Ia menyebut OJK nantinya akan melaporkan langsung kepada Menkeu terkait efektivitas kebijakan tersebut.
“Dan kemudian, pada gilirannya kami akan lapor ke Pak Menteri Keuangan (Purbaya) hasil-hasilnya. Melihat betul apakah policy ini memang efektif dan berjalan sesuai dengan rencana,” sambungnya.
Menurut Mahendra, tambahan likuiditas dari pemerintah akan memberi ruang lebih besar bagi perbankan untuk menyalurkan pinjaman, terutama karena beberapa bank pelat merah kini mencatat loan to deposit ratio (LDR) di atas 90 persen.
Namun, ia menekankan bahwa pekerjaan rumah perbankan adalah menentukan calon debitur yang benar-benar layak menerima kredit.

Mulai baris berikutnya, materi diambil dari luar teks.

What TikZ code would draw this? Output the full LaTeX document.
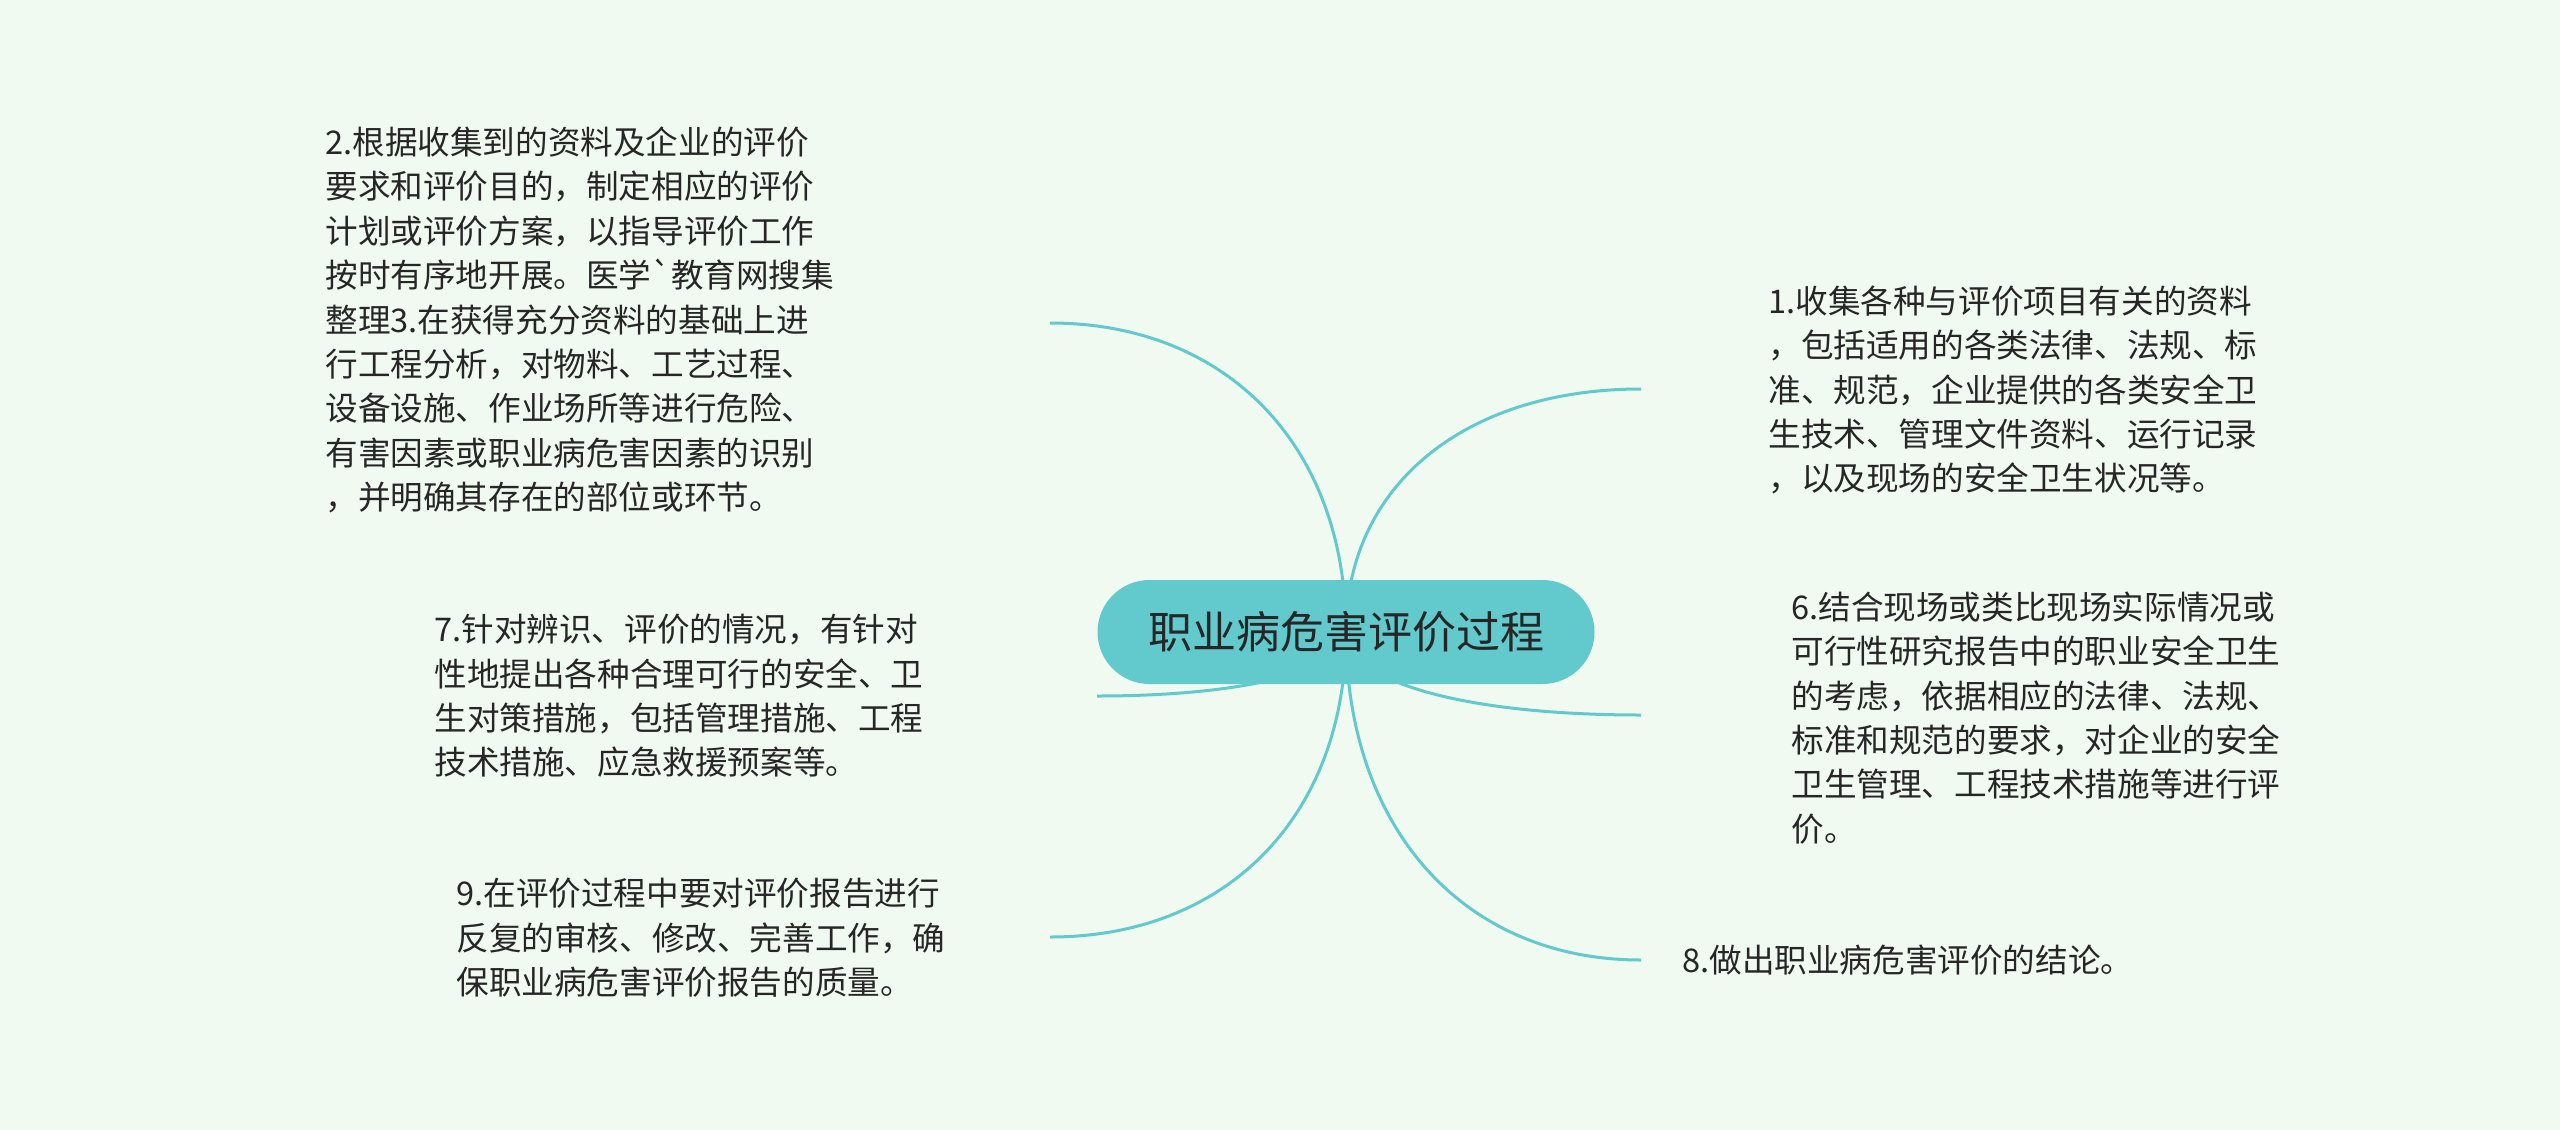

Terkait potensi risiko gagal bayar atau non-performing loan (NPL), Mahendra meyakini setiap bank telah menyiapkan analisis risikonya. Ia menegaskan, semua penyaluran kredit tetap harus berpegang pada prinsip kehati-hatian.
“Kami tadi mohon arahan kepada Pak Menteri Keuangan (Purbaya), sektor-sektor prioritas yang kiranya diharapkan oleh pemerintah juga menjadi salah satu kemungkinan dari saluran pembiayaan maupun kredit tadi. Itu nanti akan terus kita lakukan koordinasi dan kerja sama,” ucapnya.
“Tentu semua pelaksanaannya tetap dalam kaidah prudensial yang berlaku. Saya rasa tidak ada yang dikecualikan ataupun dikorbankan di sana. Kewenangannya itu kan ada dalam kondisi bank masing-masing melakukan risiko analisisnya maupun juga melakukan tahap-tahap proses pelaksanaannya,” tandas Mahendra.
Seperti diketahui, pemerintah menarik separuh saldo anggaran lebih (SAL) sebesar Rp200 triliun yang selama ini tersimpan di Bank Indonesia (BI). Dana tersebut kemudian ditempatkan ke lima bank pada 12 September 2025 untuk mendorong aktivitas ekonomi nasional.
Kelima bank tersebut terdiri dari Bank Mandiri Rp55 triliun, BRI Rp55 triliun, BTN Rp25 triliun, BNI Rp55 triliun, dan BSI Rp10 triliun.